Living the cruising lifestyle means new friends at every port and many opportunities to celebrate those new friendships over shared meals or drinks. Here’s how to plan for the inevitable dock parties and potlucks that are bound to crop up if you’re cruising right.
Spice It Up
The first year my husband and I were cruising in the Bahamas, the only spice I brought was a bottle of dried basil. It worked well on fish and Italian dishes, but it didn’t do much for the stir fry. Now I include ethnic blends of herbs in my spice rack, which provide a variety of flavors without taking up much space. I also keep cans of peppers, mild to hot, to add a bit of sizzle to almost any dock party dish — when that sweet couple from down the dock brings a prized plate of eels and insists that you try them, it’s nice to have a bruschetta nearby that’s juiced with jalapenos to cleanse the palate.
If you’re cruising for longer periods of time, go home grown with a fresh herb garden in a few small pots on deck. Basil, rosemary, lemon, thyme and dill will go a long way to enhance the flavors of locally caught fish and bring an authenticity to your dishes that will have people asking for your recipes.
Sauce It Up
Packages of powdered rubs and dry salad dressings to be mixed with olive oil are a great way to keep flavor without losing space. Read the labels on your favorite sauces, tapenades and bruschetta and decide on the ingredients you really need. Reserve any glass jar purchases for top grade taste enhancers like green and black olives, roasted red peppers and capers. You can purchase quality vinegar, olive oil, honey, mustard and mayonnaise in plastic containers.
Cheese It Up
The idea of cruising is to have fun and relax. Cheese is the ultimate quick and easy snack in rough water or calm, and cheesy dishes are always the first to disappear at dock parties. I make sure I always have some onboard. When you run low on fresh products, canned items made palatable by your spice rack or cheese supply will substitute. Include a variety of multi-colored beans, diced tomatoes and artichoke hearts, so you can wow everyone with a spicy hot artichoke, bean or corn dip.

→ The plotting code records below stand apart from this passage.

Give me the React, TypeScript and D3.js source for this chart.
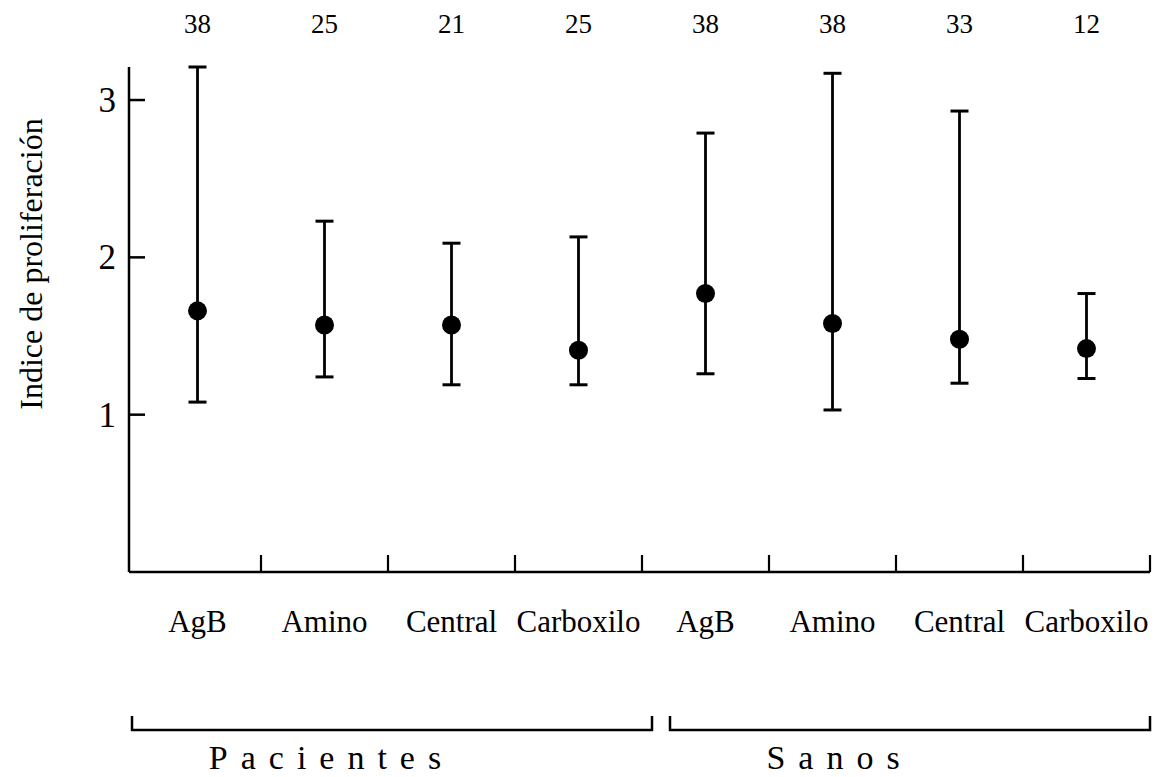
import React, { useEffect, useRef } from 'react';
import { select, scaleBand, scaleLinear } from 'd3';

const categories = ['AgB', 'Amino', 'Central', 'Carboxilo', 'AgB', 'Amino', 'Central', 'Carboxilo'];
const groups = ['Pacientes', 'Pacientes', 'Pacientes', 'Pacientes', 'Sanos', 'Sanos', 'Sanos', 'Sanos'];
const counts = [38, 25, 21, 25, 38, 38, 33, 12];
const means = [1.66, 1.57, 1.57, 1.41, 1.77, 1.58, 1.48, 1.42];
const lows = [1.08, 1.24, 1.19, 1.19, 1.26, 1.03, 1.2, 1.23];
const highs = [3.21, 2.23, 2.09, 2.13, 2.79, 3.17, 2.93, 1.77];
const yTicks = [1, 2, 3];
const groupNames = ['Pacientes', 'Sanos'];

const W = 1159;
const H = 777;
const FONT = '"Liberation Serif", "Times New Roman", serif';

const App = () => {
  const svgRef = useRef(null);

  useEffect(() => {
    const svg = select(svgRef.current);
    svg.selectAll('*').remove();

    const axisX = 129;
    const ids = categories.map((_, i) => i);

    const x = scaleBand().domain(ids).range([134, 1150]).padding(0);
    const y = scaleLinear().domain([0, 3.21]).range([572, 67]);
    const cx = (i) => x(i) + x.bandwidth() / 2;

    // axes
    svg.append('line')
      .attr('x1', axisX).attr('x2', axisX)
      .attr('y1', y(3.21)).attr('y2', y(0))
      .attr('stroke', '#000').attr('stroke-width', 2.5);
    svg.append('line')
      .attr('x1', axisX).attr('x2', x.range()[1])
      .attr('y1', y(0)).attr('y2', y(0))
      .attr('stroke', '#000').attr('stroke-width', 2.5);

    svg.selectAll('.ytick')
      .data(yTicks)
      .enter()
      .append('line')
      .attr('x1', axisX).attr('x2', axisX + 16)
      .attr('y1', (d) => y(d)).attr('y2', (d) => y(d))
      .attr('stroke', '#000').attr('stroke-width', 2.5);

    svg.selectAll('.ylabel')
      .data(yTicks)
      .enter()
      .append('text')
      .attr('x', axisX - 13)
      .attr('y', (d) => y(d) + 12)
      .attr('text-anchor', 'end')
      .attr('font-family', FONT)
      .attr('font-size', 35)
      .text((d) => d);

    // band boundary ticks
    svg.selectAll('.xtick')
      .data(ids.map((i) => x(i) + x.bandwidth()))
      .enter()
      .append('line')
      .attr('x1', (d) => d).attr('x2', (d) => d)
      .attr('y1', y(0)).attr('y2', y(0) - 17)
      .attr('stroke', '#000').attr('stroke-width', 2.2);

    svg.append('text')
      .attr('transform', `translate(42,264) rotate(-90)`)
      .attr('text-anchor', 'middle')
      .attr('font-family', FONT)
      .attr('font-size', 32)
      .text('Indice de proliferación');

    // counts
    svg.selectAll('.count')
      .data(counts)
      .enter()
      .append('text')
      .attr('x', (d, i) => cx(i))
      .attr('y', 33)
      .attr('text-anchor', 'middle')
      .attr('font-family', FONT)
      .attr('font-size', 27)
      .text((d) => d);

    // category labels
    svg.selectAll('.cat')
      .data(categories)
      .enter()
      .append('text')
      .attr('x', (d, i) => cx(i))
      .attr('y', 632)
      .attr('text-anchor', 'middle')
      .attr('font-family', FONT)
      .attr('font-size', 31)
      .text((d) => d);

    // error bars
    const bars = svg.append('g');
    ids.forEach((i) => {
      bars.append('line')
        .attr('x1', cx(i)).attr('x2', cx(i))
        .attr('y1', y(highs[i])).attr('y2', y(lows[i]))
        .attr('stroke', '#000').attr('stroke-width', 2.8);
      [highs[i], lows[i]].forEach((v) => {
        bars.append('line')
          .attr('x1', cx(i) - 9).attr('x2', cx(i) + 9)
          .attr('y1', y(v)).attr('y2', y(v))
          .attr('stroke', '#000').attr('stroke-width', 3);
      });
      bars.append('circle')
        .attr('cx', cx(i)).attr('cy', y(means[i]))
        .attr('r', 9.5)
        .attr('fill', '#000');
    });

    // group brackets
    groupNames.forEach((g, gi) => {
      const members = ids.filter((i) => groups[i] === g);
      const first = members[0];
      const last = members[members.length - 1];
      const x0 = gi === 0 ? x(first) - 2 : x(first) + 28;
      const x1 = gi === 0 ? x(last) + x.bandwidth() + 10 : x(last) + x.bandwidth();
      svg.append('path')
        .attr('d', `M${x0},716 V730 H${x1} V716`)
        .attr('fill', 'none')
        .attr('stroke', '#000')
        .attr('stroke-width', 2.5);
      const anchor = members.find((i) => categories[i] === 'Amino');
      svg.append('text')
        .attr('x', cx(anchor) + 7)
        .attr('y', 769)
        .attr('text-anchor', 'middle')
        .attr('font-family', FONT)
        .attr('font-size', 34)
        .attr('letter-spacing', 13)
        .text(g);
    });
  }, []);

  return (
    <div>
      <svg
        ref={svgRef}
        width={W}
        height={H}
        style={{ position: 'absolute', left: 0, top: 0, background: '#fff' }}
      ></svg>
    </div>
  );
};

export default App;
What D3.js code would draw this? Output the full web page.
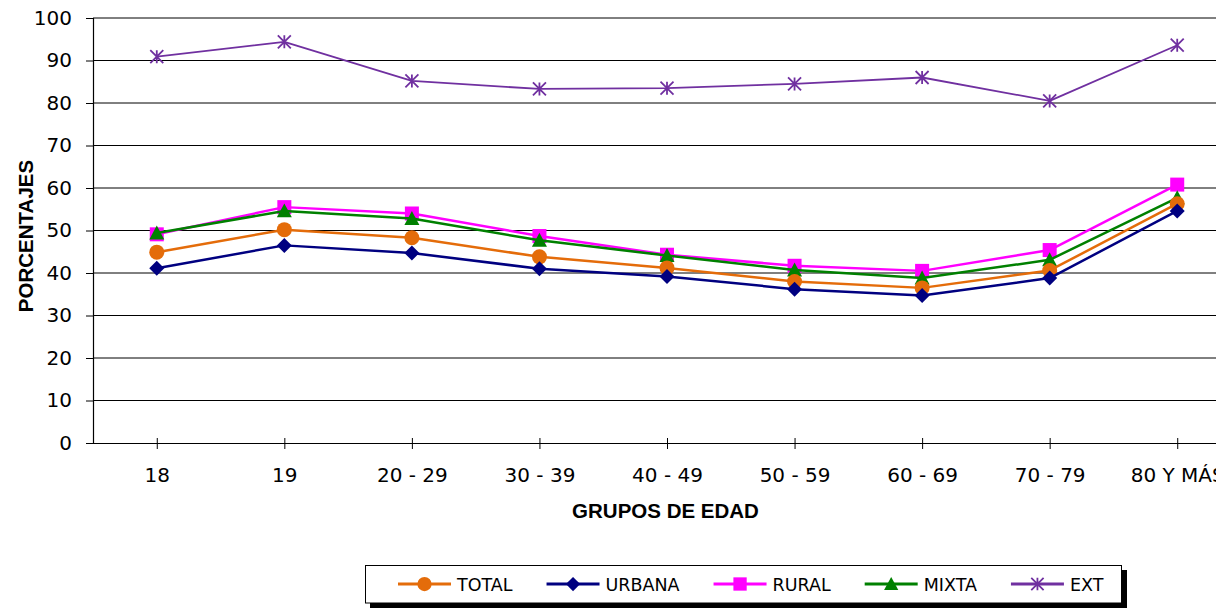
<!DOCTYPE html>
<html><head><meta charset="utf-8">
<script src="https://cdn.jsdelivr.net/npm/d3@7"></script>
<style>
html,body{margin:0;padding:0;background:#fff;}
svg{display:block;overflow:hidden;}
</style></head>
<body>
<script>
const categories = ["18","19","20 - 29","30 - 39","40 - 49","50 - 59","60 - 69","70 - 79","80 Y MÁS"];
const yTicks = [0,10,20,30,40,50,60,70,80,90,100];
const seriesNames = ["TOTAL","URBANA","RURAL","MIXTA","EXT"];
const total  = [44.9, 50.2, 48.3, 43.8, 41.2, 38.0, 36.5, 40.6, 56.3];
const urbana = [41.1, 46.5, 44.7, 41.0, 39.2, 36.2, 34.7, 38.8, 54.6];
const rural  = [49.1, 55.5, 54.0, 48.7, 44.3, 41.7, 40.5, 45.4, 60.8];
const mixta  = [49.4, 54.6, 52.8, 47.7, 44.1, 40.7, 38.8, 43.1, 57.7];
const ext    = [90.9, 94.4, 85.2, 83.3, 83.5, 84.5, 86.0, 80.5, 93.6];

const styles = {
  TOTAL:  {color:"#E46C0A", marker:"circle",  lw:2.5},
  URBANA: {color:"#000080", marker:"diamond", lw:2.5},
  RURAL:  {color:"#FF00FF", marker:"square",  lw:2.5},
  MIXTA:  {color:"#008000", marker:"triangle",lw:2.5},
  EXT:    {color:"#7030A0", marker:"star",    lw:1.8}
};
const values = {TOTAL:total, URBANA:urbana, RURAL:rural, MIXTA:mixta, EXT:ext};

const W = 1216, H = 609;
const svg = d3.select("body").append("svg").attr("width", W).attr("height", H);

const pLeft = 93, pTop = 18, pBottom = 443, pRight = 1241;
const x = d3.scalePoint().domain(categories).range([pLeft, pRight]).padding(0.5);
const y = d3.scaleLinear().domain([0,100]).range([pBottom, pTop]);

const tickFont = "'DejaVu Sans', Verdana, sans-serif";

// gridlines
svg.append("g").selectAll("line").data(yTicks.filter(d=>d>0)).join("line")
  .attr("x1", pLeft).attr("x2", pRight).attr("y1", d=>y(d)).attr("y2", d=>y(d))
  .attr("stroke", "#000").attr("stroke-width", 1);

// y axis
const yAxis = svg.append("g").attr("transform", `translate(${pLeft},0)`)
  .call(d3.axisLeft(y).tickValues(yTicks).tickSize(7).tickPadding(14));
yAxis.select(".domain").attr("stroke","#000").attr("stroke-width",1.2);
yAxis.selectAll(".tick line").attr("stroke","#000");
yAxis.selectAll("text").attr("font-family", tickFont).attr("font-size", 20).attr("fill","#000");

// x axis
const xAxis = svg.append("g").attr("transform", `translate(0,${pBottom})`)
  .call(d3.axisBottom(x).tickSize(5).tickSizeOuter(0).tickPadding(20));
xAxis.select(".domain").attr("stroke","#000").attr("stroke-width",1.2);
xAxis.selectAll(".tick line").attr("stroke","#000").attr("y1",-5).attr("y2",6);
xAxis.selectAll("text").attr("font-family", tickFont).attr("font-size", 20).attr("fill","#000");

// axis titles
const boldFont = "'Liberation Sans', Arial, sans-serif";
svg.append("text").attr("x", 665.5).attr("y", 517.5).attr("text-anchor","middle")
  .attr("font-family", boldFont).attr("font-weight","bold").attr("font-size", 20.5).text("GRUPOS DE EDAD");
svg.append("text").attr("transform","translate(32.5,236) rotate(-90)").attr("text-anchor","middle")
  .attr("font-family", boldFont).attr("font-weight","bold").attr("font-size", 20.5).text("PORCENTAJES");

function drawMarker(g, type, color, cx, cy, scale=1){
  const s = scale;
  if(type==="circle"){
    g.append("circle").attr("cx",cx).attr("cy",cy).attr("r",7.5*s).attr("fill",color);
  } else if(type==="diamond"){
    const r=7.5*s;
    g.append("path").attr("d",`M${cx},${cy-r}L${cx+r},${cy}L${cx},${cy+r}L${cx-r},${cy}Z`).attr("fill",color);
  } else if(type==="square"){
    const r=7*s;
    g.append("rect").attr("x",cx-r).attr("y",cy-r).attr("width",2*r).attr("height",2*r).attr("fill",color);
  } else if(type==="triangle"){
    const r=7.5*s;
    g.append("path").attr("d",`M${cx},${cy-r}L${cx+r},${cy+r*0.85}L${cx-r},${cy+r*0.85}Z`).attr("fill",color);
  } else if(type==="star"){
    const r=6.5*s;
    g.append("path").attr("d",`M${cx-r},${cy-r}L${cx+r},${cy+r}M${cx+r},${cy-r}L${cx-r},${cy+r}M${cx},${cy-r}L${cx},${cy+r}`)
      .attr("stroke",color).attr("stroke-width",1.8).attr("fill","none");
  }
}

const drawOrder = ["EXT","RURAL","MIXTA","TOTAL","URBANA"];
const line = d3.line().x((d,i)=>x(categories[i])).y(d=>y(d));
drawOrder.forEach(name=>{
  const st = styles[name];
  const g = svg.append("g");
  g.append("path").datum(values[name]).attr("d", line).attr("fill","none")
    .attr("stroke", st.color).attr("stroke-width", st.lw).attr("stroke-linejoin","round");
  values[name].forEach((v,i)=>drawMarker(g, st.marker, st.color, x(categories[i]), y(v)));
});

// legend
const lg = svg.append("g");
lg.append("rect").attr("x",370).attr("y",570).attr("width",757).attr("height",38).attr("fill","#000");
lg.append("rect").attr("x",365.5).attr("y",565.5).attr("width",756).attr("height",37.5)
  .attr("fill","#fff").attr("stroke","#000").attr("stroke-width",1);
let lx = 398;
const ly = 584;
seriesNames.forEach(name=>{
  const st = styles[name];
  lg.append("line").attr("x1",lx).attr("x2",lx+53).attr("y1",ly).attr("y2",ly)
    .attr("stroke",st.color).attr("stroke-width",3);
  drawMarker(lg, st.marker, st.color, lx+26.5, ly, 0.95);
  const t = lg.append("text").attr("x",lx+59).attr("y",ly+6.5)
    .attr("font-family",tickFont).attr("font-size",17.5).attr("fill","#000").text(name);
  lx += 53 + 6 + t.node().getComputedTextLength() + 34;
});
</script>
</body></html>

The day we took part in our first dock party, we were out of most fresh ingredients and had no crackers or bread. I used thick slices of large radishes as a substitute, topping them with dried salami, brie cheese and an olive to finish. Cheese is the answer to most questions in the galley, but in that case, toothpicks were my savior.
Stocking up on crackers, chips, quinoa, and grains is always a good idea. At the end of a hot day, quinoa mixed with green onions, carrots, and fresh herbs in a vinaigrette sauce and served cold makes dinner planning easy. Beware, though, as water can be an expensive commodity depending on your cruising location. In the Bahamas, water can cost from 8 cents per gallon to 50 cents per gallon depending on the island!
Some cruisers start drinking early and don’t stop, but I’m one of those people who just can’t function drinking in the hot sun. My secret weapon has become the sparkling water maker. Many of the brands available also sell flavor packets, which means you don’t have to stock up on heavy cans for the rum and Cokes for your guests. More importantly, I can add a slice of lime to my glass of fizzy water and join in the fun.
Now you’re ready to party. Remember, if you are bringing a dish to a dock party that requires the use of a plate, you are expected to provide the plates. And when the captain of that big yacht asks, “Who made this sublime bruschetta?” take a bow. But be careful, you’re on the end of a dock! Bon Appetit.